Longstring: Not very useful. A value of 9 (maximum) was observed in 3843 respondents (64% of valid cases).
Mahalanobis Distance: Ranged from 0.28 to 171.85. I used 29.95 (90th percentile) as the cutoff.
IRV: Mean = 0.24, 90th percentile = 0.88. I used 0.88 as a cutoff for high variability.

Flagged as inattentive if: MD > 29.95 and IRV > 0.88→ 471 participants were flagged.

I investigated the mean responses on items for Attentive and Inattentive participants. Interestingly, inattentive respondents tended to select higher values, inflating perceived bullying rates. All differences were statistically significant (Mann-Whitney test). We can see that inattentive respondents tend to select higher values on Likert scale as these participants tend to select options “3” and “4” more often. I create the graph of percentages of selection four options for attentive and inattentive participant in the first item, just for example (Other students left me out of things on purpose):

*Other students left me out of things on purpose*

Belonging to School Scale

Many respondents had missing values, so I included those who answered at least 4 items.

Longstring: Max = 5 (only 35 participants). Cutoff = 4.
MD: Range = 0.16 to 49.36. 90th percentile = 14.84

Flagged as inattentive if: Longstring ≥ 4 and MD > 14.84→ 14 participants flagged.

Correlation Analysis

Total sample (with CR): Correlation between indices = -0.25
Attentive respondents only: Correlation = -0.20

This drop in correlation supports the idea that CR inflates relationships between constructs—especially when response patterns are noisy or extreme.

Some Thoughts and Reflections

1. Careless responding is not just a data-cleaning step—it should be part of study design from the beginning.

One thing that becomes painfully clear when working with real-world data like PISA is that careless responses aren't always easy to spot after the fact. A lot of detection methods work best when the questionnaire includes certain types of items—like reverse-scored questions, instructed-response checks (e.g., “Please select ‘Strongly agree’ for this item”), or even fake items designed to catch inattentive respondents.
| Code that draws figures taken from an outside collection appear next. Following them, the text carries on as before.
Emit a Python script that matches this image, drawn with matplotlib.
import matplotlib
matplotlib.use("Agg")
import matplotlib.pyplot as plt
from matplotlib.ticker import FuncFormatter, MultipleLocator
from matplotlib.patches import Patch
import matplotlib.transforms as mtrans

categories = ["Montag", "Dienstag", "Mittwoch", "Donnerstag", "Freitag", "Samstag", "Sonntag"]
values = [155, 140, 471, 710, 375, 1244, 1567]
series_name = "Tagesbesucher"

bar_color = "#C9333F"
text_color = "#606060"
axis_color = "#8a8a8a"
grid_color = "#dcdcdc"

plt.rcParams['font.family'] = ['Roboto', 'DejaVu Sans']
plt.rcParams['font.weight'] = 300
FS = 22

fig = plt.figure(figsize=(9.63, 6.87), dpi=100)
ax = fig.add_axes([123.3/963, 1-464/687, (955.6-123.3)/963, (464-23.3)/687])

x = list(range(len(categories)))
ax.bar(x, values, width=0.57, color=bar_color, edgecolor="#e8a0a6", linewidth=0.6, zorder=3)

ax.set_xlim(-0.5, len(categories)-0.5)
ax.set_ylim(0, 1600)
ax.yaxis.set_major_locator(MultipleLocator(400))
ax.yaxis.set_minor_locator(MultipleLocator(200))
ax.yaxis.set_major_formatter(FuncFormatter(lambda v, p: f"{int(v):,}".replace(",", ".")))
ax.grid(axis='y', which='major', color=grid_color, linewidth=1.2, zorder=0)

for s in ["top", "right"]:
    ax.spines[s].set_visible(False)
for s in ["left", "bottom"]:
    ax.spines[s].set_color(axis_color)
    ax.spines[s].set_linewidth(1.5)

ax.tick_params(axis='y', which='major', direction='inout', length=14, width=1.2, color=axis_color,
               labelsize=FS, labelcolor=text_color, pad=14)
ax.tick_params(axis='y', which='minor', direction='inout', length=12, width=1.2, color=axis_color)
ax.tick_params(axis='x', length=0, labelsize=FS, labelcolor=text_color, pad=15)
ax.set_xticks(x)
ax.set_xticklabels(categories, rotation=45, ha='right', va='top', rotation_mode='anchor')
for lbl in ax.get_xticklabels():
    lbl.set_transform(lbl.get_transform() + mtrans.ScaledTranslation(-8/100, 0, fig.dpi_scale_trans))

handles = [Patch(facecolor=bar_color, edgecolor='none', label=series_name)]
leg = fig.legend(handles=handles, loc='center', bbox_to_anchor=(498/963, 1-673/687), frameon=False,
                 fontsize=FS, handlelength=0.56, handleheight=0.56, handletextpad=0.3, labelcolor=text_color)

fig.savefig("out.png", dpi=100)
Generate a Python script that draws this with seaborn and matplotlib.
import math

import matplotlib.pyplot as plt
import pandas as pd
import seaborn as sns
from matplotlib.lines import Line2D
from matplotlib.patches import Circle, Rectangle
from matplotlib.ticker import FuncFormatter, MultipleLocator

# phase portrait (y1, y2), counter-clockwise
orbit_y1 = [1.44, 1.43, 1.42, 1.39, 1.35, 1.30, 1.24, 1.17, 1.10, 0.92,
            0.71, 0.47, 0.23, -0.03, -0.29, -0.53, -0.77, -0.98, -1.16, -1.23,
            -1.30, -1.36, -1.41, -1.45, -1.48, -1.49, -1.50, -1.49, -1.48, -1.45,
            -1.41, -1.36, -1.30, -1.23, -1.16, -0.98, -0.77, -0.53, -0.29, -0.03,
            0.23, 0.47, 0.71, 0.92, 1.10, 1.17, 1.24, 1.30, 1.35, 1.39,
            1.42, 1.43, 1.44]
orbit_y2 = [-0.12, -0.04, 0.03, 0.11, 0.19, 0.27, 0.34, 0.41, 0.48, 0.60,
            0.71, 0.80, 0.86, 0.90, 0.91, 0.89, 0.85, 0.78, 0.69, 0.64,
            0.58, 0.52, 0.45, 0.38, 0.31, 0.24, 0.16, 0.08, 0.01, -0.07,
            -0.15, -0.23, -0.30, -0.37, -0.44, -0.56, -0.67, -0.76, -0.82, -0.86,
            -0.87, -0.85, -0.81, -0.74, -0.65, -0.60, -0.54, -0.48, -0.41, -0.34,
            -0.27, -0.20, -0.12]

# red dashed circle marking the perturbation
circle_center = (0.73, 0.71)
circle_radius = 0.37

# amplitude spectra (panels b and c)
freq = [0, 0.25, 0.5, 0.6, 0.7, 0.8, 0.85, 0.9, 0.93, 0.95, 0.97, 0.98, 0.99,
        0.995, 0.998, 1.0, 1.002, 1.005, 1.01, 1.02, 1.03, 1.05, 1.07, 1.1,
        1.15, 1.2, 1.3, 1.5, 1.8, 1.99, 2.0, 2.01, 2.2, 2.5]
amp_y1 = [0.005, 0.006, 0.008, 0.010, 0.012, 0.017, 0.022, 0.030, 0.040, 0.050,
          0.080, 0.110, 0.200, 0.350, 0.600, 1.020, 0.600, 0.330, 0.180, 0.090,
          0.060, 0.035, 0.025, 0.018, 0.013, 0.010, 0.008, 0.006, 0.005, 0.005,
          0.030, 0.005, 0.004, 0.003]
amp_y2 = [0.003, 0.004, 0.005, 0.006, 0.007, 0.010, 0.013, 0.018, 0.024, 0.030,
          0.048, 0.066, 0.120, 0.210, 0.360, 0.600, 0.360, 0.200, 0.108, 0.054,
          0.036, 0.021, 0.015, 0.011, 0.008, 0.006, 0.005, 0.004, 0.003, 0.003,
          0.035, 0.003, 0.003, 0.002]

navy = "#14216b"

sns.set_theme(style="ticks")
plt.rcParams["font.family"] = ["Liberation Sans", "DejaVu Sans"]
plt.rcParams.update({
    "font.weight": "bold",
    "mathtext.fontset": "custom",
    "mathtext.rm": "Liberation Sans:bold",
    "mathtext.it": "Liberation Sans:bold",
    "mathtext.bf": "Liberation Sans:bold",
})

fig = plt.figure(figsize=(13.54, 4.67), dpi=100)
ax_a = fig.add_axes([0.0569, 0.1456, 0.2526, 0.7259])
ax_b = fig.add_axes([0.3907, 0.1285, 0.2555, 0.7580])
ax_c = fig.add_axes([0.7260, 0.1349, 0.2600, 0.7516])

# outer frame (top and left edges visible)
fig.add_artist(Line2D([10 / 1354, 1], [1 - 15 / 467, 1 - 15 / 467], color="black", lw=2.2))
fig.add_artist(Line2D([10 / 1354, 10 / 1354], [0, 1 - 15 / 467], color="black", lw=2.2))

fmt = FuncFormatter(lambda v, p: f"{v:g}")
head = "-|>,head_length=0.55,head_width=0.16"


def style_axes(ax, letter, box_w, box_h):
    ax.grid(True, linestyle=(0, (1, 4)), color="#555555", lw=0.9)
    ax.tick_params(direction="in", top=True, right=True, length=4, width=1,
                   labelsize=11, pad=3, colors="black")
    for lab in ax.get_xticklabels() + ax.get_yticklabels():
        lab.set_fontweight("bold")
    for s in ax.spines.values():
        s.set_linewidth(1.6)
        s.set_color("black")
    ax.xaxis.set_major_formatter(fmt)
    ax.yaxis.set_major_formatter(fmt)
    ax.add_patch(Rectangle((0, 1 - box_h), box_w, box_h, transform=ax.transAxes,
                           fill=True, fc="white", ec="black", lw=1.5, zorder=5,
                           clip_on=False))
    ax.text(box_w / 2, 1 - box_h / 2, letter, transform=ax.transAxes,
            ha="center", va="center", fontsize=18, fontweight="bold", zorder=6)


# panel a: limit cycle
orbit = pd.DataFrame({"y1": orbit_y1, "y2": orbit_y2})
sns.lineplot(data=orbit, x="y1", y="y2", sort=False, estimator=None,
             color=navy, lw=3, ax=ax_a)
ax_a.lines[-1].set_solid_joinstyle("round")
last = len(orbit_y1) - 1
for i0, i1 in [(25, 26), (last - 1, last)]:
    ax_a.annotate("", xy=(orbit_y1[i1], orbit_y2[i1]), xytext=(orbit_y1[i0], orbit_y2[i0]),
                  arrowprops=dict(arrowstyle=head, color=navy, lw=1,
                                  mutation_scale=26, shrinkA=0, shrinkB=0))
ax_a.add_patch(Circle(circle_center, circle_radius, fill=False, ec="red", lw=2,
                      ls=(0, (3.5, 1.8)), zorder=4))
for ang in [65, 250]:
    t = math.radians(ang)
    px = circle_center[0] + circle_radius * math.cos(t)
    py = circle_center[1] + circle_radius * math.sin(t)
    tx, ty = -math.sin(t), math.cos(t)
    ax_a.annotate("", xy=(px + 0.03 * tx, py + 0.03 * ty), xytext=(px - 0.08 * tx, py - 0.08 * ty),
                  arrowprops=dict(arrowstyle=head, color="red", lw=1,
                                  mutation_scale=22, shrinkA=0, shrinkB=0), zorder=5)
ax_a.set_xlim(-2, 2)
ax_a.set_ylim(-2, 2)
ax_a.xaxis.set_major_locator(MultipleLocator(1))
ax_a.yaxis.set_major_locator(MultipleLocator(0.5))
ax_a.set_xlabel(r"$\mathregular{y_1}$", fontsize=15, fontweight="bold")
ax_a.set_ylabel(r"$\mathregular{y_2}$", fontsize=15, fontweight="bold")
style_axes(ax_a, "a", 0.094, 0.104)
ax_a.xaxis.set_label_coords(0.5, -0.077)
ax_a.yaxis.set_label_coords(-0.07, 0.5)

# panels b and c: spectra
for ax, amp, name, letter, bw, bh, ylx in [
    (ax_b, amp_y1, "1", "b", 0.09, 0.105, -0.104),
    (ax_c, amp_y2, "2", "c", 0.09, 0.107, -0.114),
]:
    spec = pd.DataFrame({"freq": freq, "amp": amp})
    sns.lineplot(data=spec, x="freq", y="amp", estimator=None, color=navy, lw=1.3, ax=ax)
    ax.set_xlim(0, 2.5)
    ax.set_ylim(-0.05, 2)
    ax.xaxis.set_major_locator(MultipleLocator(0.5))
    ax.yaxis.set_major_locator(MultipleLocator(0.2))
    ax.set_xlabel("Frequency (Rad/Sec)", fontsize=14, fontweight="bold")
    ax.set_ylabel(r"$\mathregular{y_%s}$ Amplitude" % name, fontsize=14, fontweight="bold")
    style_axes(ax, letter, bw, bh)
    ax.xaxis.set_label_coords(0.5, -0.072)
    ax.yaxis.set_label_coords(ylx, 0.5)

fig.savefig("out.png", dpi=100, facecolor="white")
But PISA doesn’t include any of that. Take the bullying scale, for instance—it’s made up entirely of questions phrased in the same direction, so someone selecting “Never” for all nine might just genuinely be someone who wasn’t bullied. Or… they could be straightlining their way through the survey. We can’t know for sure. That’s why I think CR detection strategies should be built into the questionnaire design from the start—not something you try to patch on at the end.

2. Researchers have a lot of flexibility—and that’s both a strength and a danger.

When it comes to identifying careless responses, there's no single "correct" method. We can choose different metrics: Mahalanobis distance, longstring values, intra-individual variability, and more. Even within those methods, we have to decide on thresholds: Should we flag the top 10% as outliers? Top 5%? And should a response be flagged as careless only if all the criteria are met—or just one? Depending on these decisions, we might end up with just a handful of flagged cases—or hundreds. In other words, these aren’t just technical choices; they can change the outcome of the analysis. This flexibility can be useful, but it also opens the door to unintentional (or intentional) bias. The researcher’s decisions can shift the narrative.

3. Yes, even in PISA.

It might be tempting to assume that in high-quality, large-scale international studies like PISA, careless responding isn’t a big issue. After all, the data collection is standardized, quality controls are in place, and the stakes are high. But my analysis suggests otherwise: even here, we can spot a non-trivial number of students whose responses seem suspicious. Whether it's long strings of identical answers or unusually inconsistent response patterns, the signs are there. And if we ignore them, we risk inflating correlations, misinterpreting results, and drawing the wrong conclusions about students' attitudes and experiences.

If you're working with self-report data from large assessments—or designing your own scales—don't ignore careless response. It's not just noise; it might be changing your conclusions.